磯野謙さん/自然電力(株) 社長
平和のために再生可能エネルギー100%を目指す
本誌で掲載されているインタビュー記事の一部をご紹介します
きっかけは2011年の東日本大震災、福島の原発事故が起こり「自分にできることをやらなければ」との思いから、同年6月に仲間たちと再生可能エネルギー100%を目指す自然電力株式会社を創業しました。
エネルギービジネスを通して環境問題を解決したいのはもちろんですが、どうやって世界の平和に貢献できるかを考えています。
というのも、エネルギーが自給できれば他国からエネルギーを輸入する必要がなくなるので、エネルギー源を巡る戦争が起こりにくい。その状態を作るためには、各地域でインフラが自給できたらいいのではないか。つまり「ベーシック・インフラ」※の普及が世界平和の実現につながると信じています。
再生可能エネルギーを広めることは、初期投資がある程度必要ですが、時間の経過とともに電力コストは下がっていきます。「その地域に行くと生活コストが低く、カーボンニュートラルが実現できている」という状態を世界各地に作ることを目指して、事業を進めています。
※ベーシック・インカム(すべての人に対する所得補償として一定の金額を支給する制度)にヒントを得た造語。エネルギーを地産地消し、できるだけ環境負荷やコストをかけないという考え方。
Enjoy the planet. 地球を楽しもう
23歳のときに約40カ国を旅し、紛争や貧困などを目の当たりにしてショックを受けました。特に印象的だったのは、ベネズエラの離島郡の環境汚染問題です。驚くほど豊かな自然に恵まれた場所ですが、話を聞いてみると、石油開発の影響でどんどん自然が壊されてしまっていると。地球の裏側の私たちの「普通」の生活、例えば車に乗るなどの行為が美しい自然を壊すことにつながっていると知り、恥ずかしい気持ちになりました。
大学卒業後は人材系の会社を経て、屋久島でエコツーリズムの会社を企業しました。当時まだそれを仕事にしている人も少なく、自分が何者か明確に伝えることができない辛さがありました。20代は試行錯誤の繰り返しで、国際協力という分野もよく知らず、「社会の問題解決を仕事にする」ところに行き着くまでに苦労しました。
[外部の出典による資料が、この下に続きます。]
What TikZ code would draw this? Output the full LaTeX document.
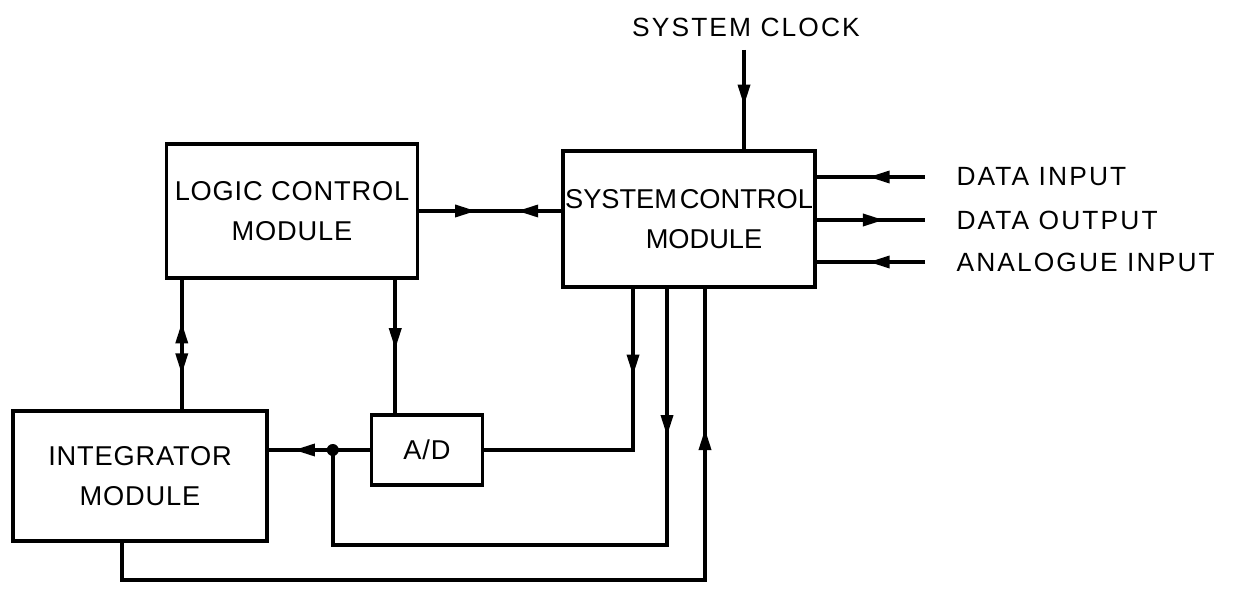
\documentclass[tikz,border=0pt]{standalone}
\usepackage{fontspec}
\setmainfont{Liberation Sans}
\newfontfamily\signalfont[LetterSpace=8]{Liberation Sans}
\newfontfamily\modulefont[LetterSpace=3]{Liberation Sans}
\usetikzlibrary{arrows.meta, positioning, calc, decorations.markings}

\begin{document}
\begin{tikzpicture}[
    x=0.02cm, y=-0.02cm,
    line width=2pt,
    module/.style={rectangle, draw, line width=2pt, inner sep=1pt, align=center, font=\modulefont\fontsize{15.5}{23}\selectfont},
    signal/.style={font=\signalfont\fontsize{15}{18}\selectfont},
    tip/.style={postaction={decorate, decoration={markings, mark=at position #1 with {\arrow{Triangle[length=4.2mm,width=2.4mm]}}}}},
    backtip/.style={postaction={decorate, decoration={markings, mark=at position #1 with {\arrowreversed{Triangle[length=4.2mm,width=2.4mm]}}}}}
]
\useasboundingbox (0,0) rectangle (1236,590);

% Modules
\node[module, minimum width=5.02cm, minimum height=2.68cm] (logic) at (292,211) {LOGIC CONTROL\\MODULE};
\node[module, font=\rmfamily\fontsize{15.5}{23}\selectfont, minimum width=5.04cm, minimum height=2.72cm] (sys) at (689,219) {SYSTEM\hspace{0.1em}CONTROL\\\hspace*{0.6cm}MODULE};
\node[module, minimum width=5.08cm, minimum height=2.6cm] (integ) at (140,476) {INTEGRATOR\\MODULE};
\node[module, minimum width=2.22cm, minimum height=1.4cm] (adc) at (427,450) {A/D};

% Signal labels
\node[signal] (clock) at (746,27) {SYSTEM CLOCK};
\node[signal, anchor=west] (din) at (949,177) {DATA INPUT};
\node[signal, anchor=west] (dout) at (949,220) {DATA OUTPUT};
\node[signal, anchor=west] (ain) at (949,262) {ANALOGUE INPUT};

% Clock
\coordinate (clk) at (744,50);
\draw[tip=0.56] (clk) -- (clk |- sys.north);

% Logic <-> system
\draw[tip=0.40, backtip=0.69] (logic.east) -- (logic.east -| sys.west);

% External data
\draw[tip=0.52] ([xshift=-0.48cm]din.west) -- (din.west -| sys.east);
\draw[tip=0.62] (dout.west -| sys.east) -- ([xshift=-0.48cm]dout.west);
\draw[tip=0.52] ([xshift=-0.48cm]ain.west) -- (ain.west -| sys.east);

% Logic <-> integrator, logic -> A/D
\draw[backtip=0.33, tip=0.73] ([xshift=0.34cm]logic.south west) -- ([xshift=0.34cm]logic.south west |- integ.north);
\draw[tip=0.52] ([xshift=-0.48cm]logic.south east) -- ([xshift=-0.48cm]logic.south east |- adc.north);

% A/D -> integrator
\coordinate[left=0.74cm of adc.west] (jn);
\draw[tip=0.75] (adc.west) -- (adc.west -| integ.east);
\fill (jn) circle (0.12cm);

% System control outputs
\draw[tip=0.28] ([xshift=-1.12cm]sys.south) |- (adc.east);
\draw[tip=0.215] ([xshift=-0.44cm]sys.south) -- ++(0,256) -| (jn);
\draw[tip=0.846] ([xshift=-0.36cm]integ.south) -- ++(0,37) -| ([xshift=0.32cm]sys.south);

\end{tikzpicture}
\end{document}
当社では、特に「Enjoy the Planet(地球を楽しもう)」という価値観を大切にしています。この地球の自然を感じ、その中で過ごす時間を大切にしようとする意味もありますが、世界中どこでも、その国や地域にパッションがあるなら、好きな場所で仕事を作ればそれが事業になるという意味もあります。
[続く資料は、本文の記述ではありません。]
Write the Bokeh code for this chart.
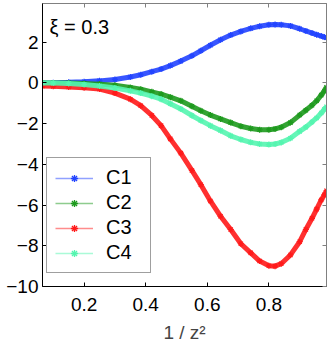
from bokeh.plotting import figure
from bokeh.models import (Range1d, FixedTicker, LinearAxis, Legend, LegendItem,
                          Label, CustomJSTickFormatter, ColumnDataSource)
from bokeh.embed import file_html
from bokeh.resources import INLINE

# ---- data ----
x_vals = [0.065, 0.1, 0.15, 0.2, 0.25, 0.3, 0.35, 0.384, 0.42, 0.45, 0.48, 0.514,
          0.55, 0.579, 0.61, 0.643, 0.676, 0.709, 0.741, 0.77, 0.8, 0.82, 0.84,
          0.87, 0.9, 0.92, 0.94, 0.955, 0.97, 0.98, 0.987]
c1 = [0.0, 0.01, 0.03, 0.06, 0.1, 0.17, 0.29, 0.4, 0.55, 0.68, 0.85, 1.07,
      1.33, 1.58, 1.85, 2.12, 2.35, 2.53, 2.68, 2.78, 2.86, 2.87, 2.86,
      2.8, 2.66, 2.55, 2.45, 2.37, 2.3, 2.25, 2.22]
c2 = [0.0, 0.0, -0.01, -0.03, -0.06, -0.12, -0.22, -0.31, -0.44, -0.55, -0.7, -0.88,
      -1.15, -1.37, -1.58, -1.77, -1.95, -2.13, -2.24, -2.3, -2.3, -2.26, -2.18,
      -1.95, -1.58, -1.34, -1.1, -0.88, -0.6, -0.4, -0.22]
c3 = [-0.15, -0.17, -0.2, -0.24, -0.3, -0.5, -0.8, -1.12, -1.6, -2.1, -2.75, -3.45,
      -4.3, -5.0, -5.8, -6.55, -7.2, -7.9, -8.35, -8.75, -8.98, -9.0, -8.88,
      -8.45, -7.8, -7.2, -6.65, -6.2, -5.75, -5.5, -5.3]
c4 = [0.0, -0.01, -0.03, -0.08, -0.15, -0.25, -0.39, -0.5, -0.65, -0.8, -1.02, -1.28,
      -1.6, -1.85, -2.1, -2.34, -2.6, -2.78, -2.92, -3.0, -3.03, -3.0, -2.93,
      -2.72, -2.38, -2.17, -1.92, -1.72, -1.48, -1.3, -1.17]
series_names = ["C1", "C2", "C3", "C4"]
series_colors = ["#2244ff", "#1e9a1e", "#ff1a1a", "#55f5b0"]
x_ticks = [0.2, 0.4, 0.6, 0.8]
y_ticks = [-10, -8, -6, -4, -2, 0, 2]
annotation = "ξ = 0.3"
x_label = "1 / z²"

FONT = "Liberation Sans"

p = figure(width=333, height=345, output_backend="svg", toolbar_location=None,
           x_range=Range1d(0.065, 0.987), y_range=Range1d(-10, 3.9),
           min_border_left=42, min_border_right=7, min_border_top=3,
           min_border_bottom=58)
p.background_fill_color = "white"
p.border_fill_color = "white"
p.outline_line_color = "#808080"
p.xgrid.visible = False
p.ygrid.visible = False

minus_fmt = CustomJSTickFormatter(code="return String(tick).replace('-', '\u2212');")

for ax in (p.xaxis[0], p.yaxis[0]):
    ax.major_tick_in = 4
    ax.major_tick_out = 0
    ax.minor_tick_line_color = None
    ax.axis_line_color = "black"
    ax.major_tick_line_color = "black"
    ax.major_label_text_font = FONT
    ax.major_label_text_font_size = "19px"
    ax.major_label_text_color = "black"
    ax.formatter = minus_fmt

p.xaxis[0].ticker = FixedTicker(ticks=x_ticks)
p.yaxis[0].ticker = FixedTicker(ticks=y_ticks)
p.xaxis[0].major_label_standoff = 11
p.yaxis[0].major_label_standoff = 4
p.xaxis[0].axis_label = x_label
p.xaxis[0].axis_label_text_font = FONT
p.xaxis[0].axis_label_text_font_size = "19px"
p.xaxis[0].axis_label_text_font_style = "normal"
p.xaxis[0].axis_label_standoff = 8

for loc, ticks in (("above", x_ticks), ("right", y_ticks)):
    ax = LinearAxis(ticker=FixedTicker(ticks=ticks))
    ax.major_tick_in = 4
    ax.major_tick_out = 0
    ax.minor_tick_line_color = None
    ax.axis_line_color = "#808080"
    ax.major_tick_line_color = "#808080"
    ax.major_label_text_font_size = "1px"
    ax.major_label_text_color = None
    ax.major_label_standoff = 0
    p.add_layout(ax, loc)

all_series = [c1, c2, c3, c4]
items = []
for name, color, ys in zip(series_names, series_colors, all_series):
    src = ColumnDataSource(dict(x=x_vals, y=ys))
    p.line("x", "y", source=src, line_color=color, line_width=5, line_alpha=0.9)
    p.scatter("x", "y", source=src, marker="asterisk", size=6,
              line_color=color, line_width=1.2)
    # legend-only renderers (single point placed far outside the visible range)
    off = ColumnDataSource(dict(x=[-100.0], y=[-100.0]))
    lr = p.line("x", "y", source=off, line_color=color, line_width=1.5, line_alpha=0.5)
    mr = p.scatter("x", "y", source=off, marker="asterisk", size=5,
                   line_color=color, line_width=1.3)
    items.append(LegendItem(label=name, renderers=[lr, mr]))

legend = Legend(items=items, location=(4, 13))
legend.label_text_font = FONT
legend.label_text_font_size = "20px"
legend.label_text_color = "black"
legend.glyph_width = 38
legend.glyph_height = 18
legend.label_height = 18
legend.label_width = 36
legend.label_standoff = 13
legend.spacing = 2
legend.padding = 8
legend.margin = 0
legend.border_line_color = "#404040"
legend.border_line_width = 1
legend.background_fill_color = "white"
legend.background_fill_alpha = 1.0
p.add_layout(legend, "center")

p.add_layout(Label(x=0.088, y=2.75, text=annotation, text_font=FONT,
                   text_font_size="20px", text_color="black",
                   text_baseline="alphabetic"))

open("out.html", "w").write(file_html(p, INLINE))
ベーシック・インフラもカーボンニュートラルも地域単位でスタートし、その積み重ねが広がれば、達成も見えてくると思っています。このビジョンを世界中の地域(ローカル)と共有するイメージを持っています。
採用対象は世界79億人。190カ国展開を目指す
現在、当社従業員の国籍は23カ国。留学生がインターンとして入って、そのまま現地マネージャーとして採用するパターンも多いです。日本語が必須でないインフラ会社は国内では珍しいのかもしれません。
当社の最初の海外拠点はブラジルでした。本来、経営戦略的にはそんな遠いところで事業をやらないのが普通ですが、それよりも、いい人材がいて行きたいと思う場所で事業をやりたいという気持ちがあったからです。これからも世界中190カ国に事業を広げていきたいので、採用対象は世界79億人。人種や国籍は問いません。
地球温暖化はすでに生活に影響を及ぼしていますが、解決できる問題だと信じています。同じ思いを持つ世界中の仲間たちと共に、再生可能エネルギー100%の実現にコミットしていきたい。画一的なグローバル化ではなく、世界中のローカルをつないで新しい価値を生み出すネットワークを創っていきたいです。